Perhaps Dubuque will seem a little “tame” in comparing it with the many places he has been, including London, Tripoli, Tunis, Glasgow, Gibraltar, Algiers, Bari, Belfast, ruins of castles in England and Wales, Pompeii, Malta, Pantelleria, Lampadusa, and Mt. Vesuvius. He had, as recounted before, chased pigeons on the very lawn at Buckingham Palace; swum in the blue Mediterranean; walked about the native casbah at Algiers, Stone Henge in Wiltshire, the Kasserine Pass, Mareth Line, the ruins of Carthage, the Appeninne Mountains in Italy, a Fascist prison in Lucrea, Italy, and even spent five days and five nights at one time during his Army career crossing Africa in a French “40 and 8” boxcar.

His only real dog trick, his master tells, is shaking hands.
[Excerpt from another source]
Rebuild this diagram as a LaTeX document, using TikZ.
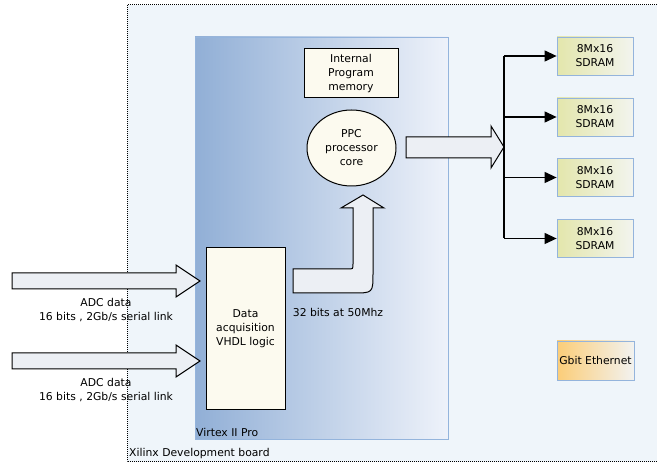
\documentclass[tikz,border=0pt]{standalone}
\usepackage{fontspec}
\setmainfont{DejaVu Sans}
\usepackage{tikz}
\usetikzlibrary{arrows.meta}
\usetikzlibrary{shapes.geometric}
\definecolor{boardbg}{HTML}{EFF5FA}
\definecolor{virtexl}{HTML}{91AFD6}
\definecolor{virtexr}{HTML}{EEF2FA}
\definecolor{virtexline}{HTML}{94B4DC}
\definecolor{sdraml}{HTML}{E3E6AC}
\definecolor{sdramr}{HTML}{F2F4EE}
\definecolor{ethl}{HTML}{FBCD78}
\definecolor{ethr}{HTML}{F2F2F0}
\definecolor{cream}{HTML}{FCFAEF}
\definecolor{arrowfill}{HTML}{ECEFF4}

\begin{document}
\begin{tikzpicture}[x=1pt, y=-1pt, font=\fontsize{10.8}{14}\selectfont,
    chip/.style={draw=virtexline, line width=0.8pt, minimum width=76pt, minimum height=38pt, align=center, inner sep=0pt},
    blockarrow/.style={draw, line width=1pt, fill=arrowfill, line join=miter},
    busline/.style={line width=1.2pt, -{Triangle[length=12pt, width=11pt]}}]
    \useasboundingbox (0,0) rectangle (657,465);
    \clip (0,0) rectangle (657,465);
    % development board
    \fill[boardbg] (127,5) rectangle (690,462);
    \draw[dash pattern=on 1pt off 1pt, line width=1pt] (127,5) rectangle (690,462);
    \node[anchor=west, inner sep=0pt] (0) at (129,454) {Xilinx Development board};
    % FPGA
    \node[draw=virtexline, line width=0.8pt, left color=virtexl, right color=virtexr, minimum width=253pt, minimum height=402pt] (1) at (321.5,238) {};
    \node[anchor=west, inner sep=0pt] (2) at (196,432) {Virtex II Pro};
    \node[draw, line width=1pt, fill=cream, minimum width=94pt, minimum height=49pt, align=center, inner sep=0pt] (3) at (351,73.5) {Internal\\Program\\memory};
    \node[draw, line width=1pt, fill=cream, ellipse, minimum width=89pt, minimum height=76pt, align=center, inner sep=0pt] (4) at (351.5,148) {PPC\\processor\\core};
    \node[draw, line width=1pt, fill=cream, minimum width=79pt, minimum height=162pt, align=center, inner sep=0pt] (5) at (245.5,329) {Data\\acquisition\\VHDL logic};
    % memories
    \node[chip, left color=sdraml, right color=sdramr] (6) at (595,56) {8Mx16\\SDRAM};
    \node[chip, left color=sdraml, right color=sdramr] (7) at (595,117) {8Mx16\\SDRAM};
    \node[chip, left color=sdraml, right color=sdramr] (8) at (595,177.5) {8Mx16\\SDRAM};
    \node[chip, left color=sdraml, right color=sdramr] (9) at (595,238.5) {8Mx16\\SDRAM};
    \node[chip, left color=ethl, right color=ethr, minimum width=77pt, minimum height=39pt] (10) at (595.5,360.5) {Gbit Ethernet};
    % ADC links
    \draw[blockarrow] (12,273) -- (176,273) -- (176,265) -- (200,281) -- (176,297) -- (176,289) -- (12,289) -- cycle;
    \node[align=center, inner sep=0pt] (11) at (106,310) {ADC data\\16 bits , 2Gb/s serial link};
    \draw[blockarrow] (12,353) -- (176,353) -- (176,345) -- (200,361) -- (176,377) -- (176,369) -- (12,369) -- cycle;
    \node[align=center, inner sep=0pt] (12) at (106,390) {ADC data\\16 bits , 2Gb/s serial link};
    % bus to processor
    \draw[blockarrow] (293,293) -- (293,269) -- (348,269) .. controls (353,269) .. (353,264) -- (353,208) -- (341,208) -- (363,195) -- (384,208) -- (373,208) -- (373,273) .. controls (373,293) .. (353,293) -- cycle;
    \node[inner sep=0pt] (13) at (338,312) {32 bits at 50Mhz};
    % processor to memories
    \draw[blockarrow] (406,137) -- (491,137) -- (491,126) -- (504,147) -- (491,168) -- (491,158) -- (406,158) -- cycle;
    \coordinate (b6) at (504,56);
    \coordinate (b7) at (504,117);
    \coordinate (b8) at (504,177.5);
    \coordinate (b9) at (504,238.5);
    \draw[line width=1.2pt] (b6) -- (b9);
    \draw[busline] (b6) -- (6.west);
    \draw[busline] (b7) -- (7.west);
    \draw[busline] (b8) -- (8.west);
    \draw[busline] (b9) -- (9.west);
\end{tikzpicture}
\end{document}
A really human understanding he has gather, however, is the knowledge of what an air raid siren means, at which time his ears go flat. ‘Till this day, he is nervous when planes go overhead, undoubtedly remembering the strafing incidents in North Africa.

Would Lieut. Ellsworth advise soldiers to take dogs to war with them, he was asked. “Definitely no, although they are worth the trouble,” he replied. “There’s too much chance of separation in the end.” But Watt was indeed a comfort to Lieut. Ellsworth and Lieut. Braden.

”From June to November, 1943, we had no mail, and Watt was the most wonderful morale builder we could possibly have had,” Lieut. Ellsworth said, with an affectionate pat in the region of Watt’s black ear.